Respondent contends that the uses described in the notice of nonrenewal of her lease do not fall within the statutory description set forth above as they are business or professional uses. For that reason, respondent moves to dismiss the petition on the ground that the Code of the Rent Stabilization Association of New York City, Inc. vests exclusive jurisdiction over such a claim for possession in the New York State Division of Housing and Community Renewal.

I agree that the uses specified in petitioner’s notice are not for personal use as her primary residence. Accordingly, I address the legal issue, i.e., the status of a claim for possession for business use under the Rent Stabilization Law of 1969, as amended by the Omnibus Housing Act of 1983.

The Code of the Rent Stabilization Association of New York City, Inc. (Code) § 54, promulgated pursuant to the Rent Stabilization Law of 1969, set forth the grounds upon which a landlord was permitted to refuse to renew a tenant’s lease. Amongst them was that:

"(D) * * * The owner established to the satisfaction of the CAB after a hearing and under such conditions and terms as the CAB may set that he seeks in good faith to withdraw occupied dwelling units from both the housing and non-housing rental markets, and * * *

"(2) That he requires all or part of the dwelling units or the land for his own use in connection with a business which he owns and operates”.

The statutory authority for Code § 54 (D) was Administrative Code former § YY51-6.0 (c) (9) which permitted an owner to refuse a renewal lease: "on specified grounds set forth in the code approved by the housing and development administration consistent with the purpose of this law.” That language was deleted from the law when the statute was amended in 1982. (L 1982, ch 555.) Accordingly, those parts of section 54 which were not otherwise authorized were nullified. (Kamm v Drake, 117 Misc 2d 658 [Civ Ct, NY County 1983]; Bauer v Zafirau, NYLJ, Apr. 26, 1983, p 12, col 1 [Civ Ct, NY County].) There was no other statutory authorization for section 54 (D) (2).
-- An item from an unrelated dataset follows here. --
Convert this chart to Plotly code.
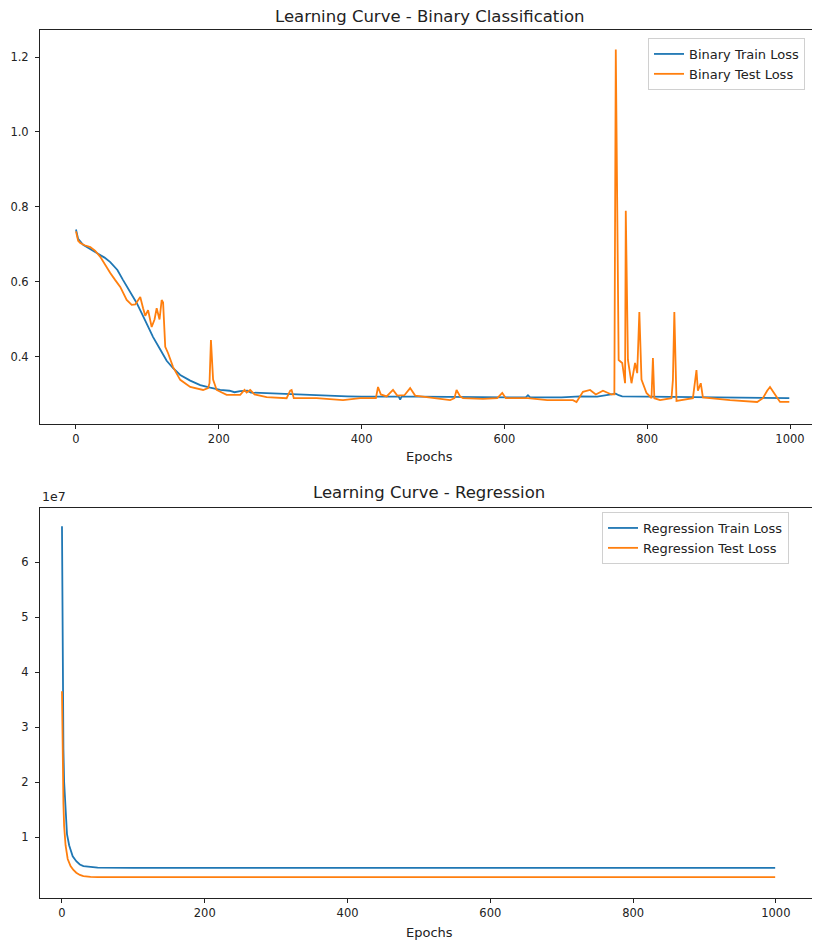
import plotly.graph_objects as go

# ---- Binary classification data ----
bin_train_epochs = [0, 3, 10, 20, 29, 40, 48, 58, 66, 75, 85, 95, 108, 118, 127, 136, 146, 160, 174, 188,
                    202, 215, 222, 230, 240, 245, 258, 280, 300, 320, 350, 380, 400, 430, 452, 454, 456, 480,
                    524, 560, 600, 630, 633, 636, 680, 706, 730, 756, 760, 765, 800, 840, 900, 950, 999]
bin_train_loss = [0.74, 0.715, 0.699, 0.688, 0.677, 0.665, 0.653, 0.632, 0.605, 0.577, 0.544, 0.505, 0.453,
                  0.42, 0.39, 0.37, 0.352, 0.337, 0.325, 0.318, 0.312, 0.31, 0.306, 0.309, 0.31, 0.305, 0.304,
                  0.302, 0.3, 0.298, 0.296, 0.295, 0.294, 0.294, 0.294, 0.286, 0.294, 0.294, 0.293, 0.293,
                  0.292, 0.292, 0.298, 0.292, 0.292, 0.295, 0.294, 0.302, 0.298, 0.295, 0.294, 0.293, 0.292,
                  0.291, 0.29]

bin_test_epochs = [0, 3, 6, 12, 20, 27, 34, 41, 48, 55, 62, 71, 78, 83, 87, 90, 94, 97, 101, 106, 110, 113,
                   117, 120, 122, 125, 129, 136, 146, 160, 178, 185, 187, 189, 192, 197, 211, 230, 236, 239,
                   244, 250, 267, 295, 300, 302, 305, 337, 374, 398, 420, 423, 427, 435, 444, 450, 460, 468,
                   475, 500, 524, 530, 533, 538, 542, 570, 590, 597, 602, 633, 660, 696, 701, 710, 720, 728,
                   738, 750, 754, 756, 760, 765, 769, 770, 773, 778, 783, 786, 789, 792, 799, 806, 808, 810,
                   818, 834, 836, 838, 841, 864, 867, 869, 871, 875, 878, 900, 916, 954, 962, 968, 972, 979,
                   986, 999]
bin_test_loss = [0.735, 0.71, 0.704, 0.698, 0.693, 0.683, 0.667, 0.645, 0.624, 0.605, 0.587, 0.552, 0.539,
                 0.54, 0.55, 0.56, 0.53, 0.51, 0.525, 0.48, 0.5, 0.53, 0.5, 0.552, 0.545, 0.427, 0.41, 0.373,
                 0.339, 0.32, 0.312, 0.317, 0.33, 0.445, 0.34, 0.312, 0.299, 0.299, 0.312, 0.305, 0.312, 0.3,
                 0.293, 0.29, 0.31, 0.312, 0.29, 0.29, 0.285, 0.29, 0.29, 0.32, 0.3, 0.295, 0.312, 0.297,
                 0.298, 0.317, 0.297, 0.29, 0.285, 0.29, 0.312, 0.295, 0.29, 0.288, 0.29, 0.304, 0.29, 0.29,
                 0.285, 0.285, 0.28, 0.307, 0.312, 0.3, 0.31, 0.3, 0.3, 1.22, 0.392, 0.384, 0.33, 0.79, 0.392,
                 0.33, 0.384, 0.357, 0.52, 0.34, 0.304, 0.29, 0.397, 0.29, 0.285, 0.29, 0.339, 0.52, 0.283,
                 0.29, 0.33, 0.365, 0.31, 0.33, 0.292, 0.287, 0.285, 0.28, 0.29, 0.31, 0.32, 0.3, 0.28, 0.28]

# ---- Regression data ----
reg_train_epochs = [0, 1, 2, 3, 4, 5, 7, 10, 15, 20, 25, 30, 40, 50, 100, 999]
reg_train_loss = [6.65e7, 4.0e7, 2.6e7, 2.0e7, 1.7e7, 1.45e7, 1.05e7, 0.85e7, 0.65e7, 0.56e7, 0.5e7,
                  0.47e7, 0.45e7, 0.443e7, 0.44e7, 0.44e7]
reg_test_epochs = [0, 1, 2, 3, 4, 5, 8, 12, 16, 20, 25, 30, 40, 50, 100, 999]
reg_test_loss = [3.65e7, 2.3e7, 1.6e7, 1.2e7, 0.98e7, 0.85e7, 0.6e7, 0.47e7, 0.4e7, 0.35e7, 0.31e7,
                 0.29e7, 0.275e7, 0.27e7, 0.27e7, 0.27e7]

top_yticks = [0.4, 0.6, 0.8, 1.0, 1.2]
top_yticklabels = ["0.4", "0.6", "0.8", "1.0", "1.2"]
bot_yticks = [1e7, 2e7, 3e7, 4e7, 5e7, 6e7]
bot_yticklabels = ["1", "2", "3", "4", "5", "6"]
xticks = [0, 200, 400, 600, 800, 1000]

BLUE = "#1f77b4"
ORANGE = "#ff7f0e"
FONT = "DejaVu Sans"
TXT = "#222"

fig = go.Figure()
fig.add_trace(go.Scatter(x=bin_train_epochs, y=bin_train_loss, mode="lines", name="Binary Train Loss",
                         line=dict(color=BLUE, width=1.8), xaxis="x", yaxis="y", legend="legend"))
fig.add_trace(go.Scatter(x=bin_test_epochs, y=bin_test_loss, mode="lines", name="Binary Test Loss",
                         line=dict(color=ORANGE, width=1.8), xaxis="x", yaxis="y", legend="legend"))
fig.add_trace(go.Scatter(x=reg_train_epochs, y=reg_train_loss, mode="lines", name="Regression Train Loss",
                         line=dict(color=BLUE, width=1.8), xaxis="x2", yaxis="y2", legend="legend2"))
fig.add_trace(go.Scatter(x=reg_test_epochs, y=reg_test_loss, mode="lines", name="Regression Test Loss",
                         line=dict(color=ORANGE, width=1.8), xaxis="x2", yaxis="y2", legend="legend2"))

axis_common = dict(showline=True, mirror=True, linecolor=TXT, linewidth=1, ticks="outside",
                   ticklen=4, tickcolor=TXT, showgrid=False, zeroline=False, automargin=False,
                   tickfont=dict(family=FONT, size=11.5, color=TXT))

legend_common = dict(xanchor="left", yanchor="top", bgcolor="rgba(255,255,255,0.8)",
                     bordercolor="#d0d0d0", borderwidth=1, font=dict(family=FONT, size=13, color=TXT),
                     tracegroupgap=0)

# page body adds an 8px offset, so the figure is 8px smaller and margins shifted accordingly
fig.update_layout(
    width=812, height=933,
    margin=dict(l=32, r=2, t=22, b=43, autoexpand=False),
    paper_bgcolor="white", plot_bgcolor="white",
    font=dict(family=FONT, size=11.5, color=TXT),
    xaxis=dict(domain=[0, 1], anchor="y", range=[-50.4, 1039.2], tickvals=xticks, **axis_common),
    yaxis=dict(domain=[0.5461, 1], anchor="x", range=[0.2213, 1.272], tickvals=top_yticks,
               ticktext=top_yticklabels, ticklabelstandoff=4, **axis_common),
    xaxis2=dict(domain=[0, 1], anchor="y2", range=[-30.8, 1059], tickvals=xticks, **axis_common),
    yaxis2=dict(domain=[0, 0.4493], anchor="x2", range=[-0.109e7, 6.982e7], tickvals=bot_yticks,
                ticktext=bot_yticklabels, ticklabelstandoff=4, **axis_common),
    legend=dict(x=0.7815, y=0.9908, **legend_common),
    legend2=dict(x=0.7224, y=0.4447, **legend_common),
    annotations=[
        dict(text="Learning Curve - Binary Classification", xref="paper", yref="paper", x=0.5, y=1.0161,
             xanchor="center", yanchor="middle", showarrow=False, font=dict(family=FONT, size=16.5, color=TXT)),
        dict(text="Learning Curve - Regression", xref="paper", yref="paper", x=0.5, y=0.4677,
             xanchor="center", yanchor="middle", showarrow=False, font=dict(family=FONT, size=16.5, color=TXT)),
        dict(text="Epochs", xref="paper", yref="paper", x=0.5, y=0.5081,
             xanchor="center", yanchor="middle", showarrow=False, font=dict(family=FONT, size=13, color=TXT)),
        dict(text="Epochs", xref="paper", yref="paper", x=0.5, y=-0.0403,
             xanchor="center", yanchor="middle", showarrow=False, font=dict(family=FONT, size=13, color=TXT)),
        dict(text="1e7", xref="paper", yref="paper", x=0.0, y=0.462, xanchor="left", yanchor="middle",
             showarrow=False, font=dict(family=FONT, size=12.5, color=TXT)),
    ],
    showlegend=True,
)

fig.write_html("out.html")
Section 54 (D) (2) was not revived by the Omnibus Housing Act of 1983 (L 1983, ch 403). Section 50 of that act includes as an exception to a landlord’s obligation to renew a lease, "grounds set forth in the code approved by the department of housing preservation and development consistent with the purpose of the law.” Although the act continued some provisions of the Rent Stabilization Code, it did not continue them all (L 1983, ch 403, § 19 [b]): "The code of the rent stabilization association of New York city, Inc. in force on the effective date of this section is continued as the code governing all matters arising under the rent stabilization law of nineteen hundred sixty-nine and the emergency tenant protection act of nineteen seventy-four.” (Emphasis added.) (See also, §9, amdg Administrative Code § YY51-6.0 [b].)

Section 54 (D) (2) was not "in force” on the effective date of the section and accordingly it could not be continued. Nor was it revived by the reenactment of the statutory language by which it was originally authorized. Other provisions of section 54 were revived by the Legislature which expressly provided that under certain conditions landlords could recover dwelling units for personal use as primary residences, and educational and charitable institutions could recover dwelling units for both residential and nonresidential use (Omnibus Housing Act of 1983 § 50, amdg Administrative Code § YY51-6.0 [c] [9]).

Conspicuously absent from the legislation is any reference to the right of a noninstitutional landlord to recover a dwelling unit for business use — the right petitioner asserts in this proceeding. By explicitly permitting some grounds formerly in Code § 54 and omitting the ground formerly in section 54 (D) (2), the Legislature signified its intention not to revive the latter ground. "If * * * a prior act refers to two things and upon re-enactment but one is included, the inference is irresistible that the Legislature intended to exclude the one omitted” (McKinney’s Cons Laws of NY, Book 1, Statutes § 240, pp 413-414).

Similarly, when the Legislature specifically permitted institutional landlords to recover dwelling units for their nonresidential as well as residential use (Administrative Code § YY51-6.0 [9] [c] [ii]) and specifically permitted other landlords to recover for residential use, it appears that the Legislature did not intend to allow private landlords to withdraw residential units from the housing market for other than use as primary residences. Expressio unius est exclusion alterius.

Accordingly, there is no statutory basis for denying respondent a renewal lease and the petition is dismissed.